◆ Work required:
Skip the pictures and extract all of the lines exactly as written.

◆ Supplied information:

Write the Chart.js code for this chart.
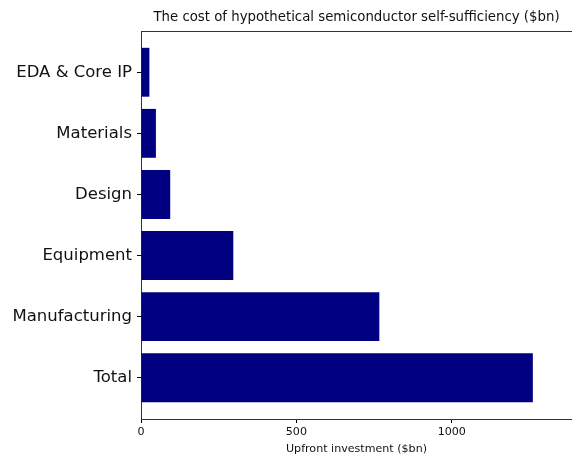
<!DOCTYPE html>
<html>
<head>
<meta charset="utf-8">
<script src="https://cdn.jsdelivr.net/npm/chart.js@4"></script>
<style>
  html, body { margin: 0; padding: 0; background: #fff; }
  #wrap { width: 572px; height: 460px; }
</style>
</head>
<body>
<div id="wrap"><canvas id="myChart" width="572" height="460"></canvas></div>
<script>
// categories bottom -> top (index 0 is the lowest bar)
var categories = ['Total', 'Manufacturing', 'Equipment', 'Design', 'Materials', 'EDA & Core IP'];
var investment = [1261, 767, 297, 94, 48, 27];
var xTicks = [0, 500, 1000];
var chartTitle = 'The cost of hypothetical semiconductor self-sufficiency ($bn)';
var xTitle = 'Upfront investment ($bn)';

var points = categories.map(function (c, i) { return { x: investment[i], y: i }; });

// title centred over the plot area + top spine, like matplotlib
var frame = {
  id: 'frame',
  afterDraw: function (chart) {
    var a = chart.chartArea, ctx = chart.ctx;
    ctx.save();
    ctx.strokeStyle = '#333';
    ctx.lineWidth = 1;
    ctx.beginPath();
    ctx.moveTo(a.left, a.top + 0.5);
    ctx.lineTo(a.right, a.top + 0.5);
    ctx.stroke();
    ctx.fillStyle = '#111';
    ctx.font = '13.3px "DejaVu Sans"';
    ctx.textAlign = 'center';
    ctx.textBaseline = 'middle';
    ctx.fillText(chartTitle, (a.left + a.right) / 2, 18);
    ctx.restore();
  }
};

var ctx = document.getElementById('myChart').getContext('2d');
var chart = new Chart(ctx, {
  type: 'bar',
  data: {
    datasets: [{
      data: points,
      backgroundColor: '#000080',
      borderWidth: 0,
      barPercentage: 0.8,
      categoryPercentage: 1
    }]
  },
  plugins: [frame],
  options: {
    indexAxis: 'y',
    responsive: false,
    animation: false,
    layout: { padding: { top: 31, right: 0, left: 0, bottom: 0 } },
    plugins: { legend: { display: false }, tooltip: { enabled: false } },
    scales: {
      y: {
        type: 'linear',
        offset: false,
        min: -0.675,
        max: 5.675,
        afterBuildTicks: function (s) { s.ticks = categories.map(function (c, i) { return { value: i }; }); },
        afterFit: function (s) { s.width = 141; },
        grid: { offset: false, drawOnChartArea: false, drawTicks: true, tickLength: 4, tickColor: '#000' },
        border: { display: true, color: '#333', width: 1 },
        ticks: {
          padding: 5,
          color: '#111',
          font: { family: 'DejaVu Sans', size: 16.5 },
          callback: function (v) { return categories[v]; }
        }
      },
      x: {
        type: 'linear',
        min: 0,
        max: 1387,
        afterBuildTicks: function (s) { s.ticks = xTicks.map(function (v) { return { value: v }; }); },
        afterFit: function (s) { s.height = 41; },
        grid: { drawOnChartArea: false, drawTicks: true, tickLength: 4, tickColor: '#000' },
        border: { display: true, color: '#333', width: 1 },
        ticks: {
          padding: 2,
          maxRotation: 0,
          color: '#111',
          font: { family: 'DejaVu Sans', size: 11.1 },
          callback: function (v) { return String(v); }
        },
        title: {
          display: true,
          text: xTitle,
          color: '#111',
          font: { family: 'DejaVu Sans', size: 11.1 },
          padding: { top: 0, bottom: 4 }
        }
      }
    }
  }
});
</script>
</body>
</html>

◆ Expected answer:
Write the Chart.js code for this chart.
<!DOCTYPE html>
<html>
<head>
<meta charset="utf-8">
<script src="https://cdn.jsdelivr.net/npm/chart.js@4"></script>
<style>
  html, body { margin: 0; padding: 0; background: #fff; }
  #wrap { width: 572px; height: 460px; }
</style>
</head>
<body>
<div id="wrap"><canvas id="myChart" width="572" height="460"></canvas></div>
<script>
// categories bottom -> top (index 0 is the lowest bar)
var categories = ['Total', 'Manufacturing', 'Equipment', 'Design', 'Materials', 'EDA & Core IP'];
var investment = [1261, 767, 297, 94, 48, 27];
var xTicks = [0, 500, 1000];
var chartTitle = 'The cost of hypothetical semiconductor self-sufficiency ($bn)';
var xTitle = 'Upfront investment ($bn)';

var points = categories.map(function (c, i) { return { x: investment[i], y: i }; });

// title centred over the plot area + top spine, like matplotlib
var frame = {
  id: 'frame',
  afterDraw: function (chart) {
    var a = chart.chartArea, ctx = chart.ctx;
    ctx.save();
    ctx.strokeStyle = '#333';
    ctx.lineWidth = 1;
    ctx.beginPath();
    ctx.moveTo(a.left, a.top + 0.5);
    ctx.lineTo(a.right, a.top + 0.5);
    ctx.stroke();
    ctx.fillStyle = '#111';
    ctx.font = '13.3px "DejaVu Sans"';
    ctx.textAlign = 'center';
    ctx.textBaseline = 'middle';
    ctx.fillText(chartTitle, (a.left + a.right) / 2, 18);
    ctx.restore();
  }
};

var ctx = document.getElementById('myChart').getContext('2d');
var chart = new Chart(ctx, {
  type: 'bar',
  data: {
    datasets: [{
      data: points,
      backgroundColor: '#000080',
      borderWidth: 0,
      barPercentage: 0.8,
      categoryPercentage: 1
    }]
  },
  plugins: [frame],
  options: {
    indexAxis: 'y',
    responsive: false,
    animation: false,
    layout: { padding: { top: 31, right: 0, left: 0, bottom: 0 } },
    plugins: { legend: { display: false }, tooltip: { enabled: false } },
    scales: {
      y: {
        type: 'linear',
        offset: false,
        min: -0.675,
        max: 5.675,
        afterBuildTicks: function (s) { s.ticks = categories.map(function (c, i) { return { value: i }; }); },
        afterFit: function (s) { s.width = 141; },
        grid: { offset: false, drawOnChartArea: false, drawTicks: true, tickLength: 4, tickColor: '#000' },
        border: { display: true, color: '#333', width: 1 },
        ticks: {
          padding: 5,
          color: '#111',
          font: { family: 'DejaVu Sans', size: 16.5 },
          callback: function (v) { return categories[v]; }
        }
      },
      x: {
        type: 'linear',
        min: 0,
        max: 1387,
        afterBuildTicks: function (s) { s.ticks = xTicks.map(function (v) { return { value: v }; }); },
        afterFit: function (s) { s.height = 41; },
        grid: { drawOnChartArea: false, drawTicks: true, tickLength: 4, tickColor: '#000' },
        border: { display: true, color: '#333', width: 1 },
        ticks: {
          padding: 2,
          maxRotation: 0,
          color: '#111',
          font: { family: 'DejaVu Sans', size: 11.1 },
          callback: function (v) { return String(v); }
        },
        title: {
          display: true,
          text: xTitle,
          color: '#111',
          font: { family: 'DejaVu Sans', size: 11.1 },
          padding: { top: 0, bottom: 4 }
        }
      }
    }
  }
});
</script>
</body>
</html>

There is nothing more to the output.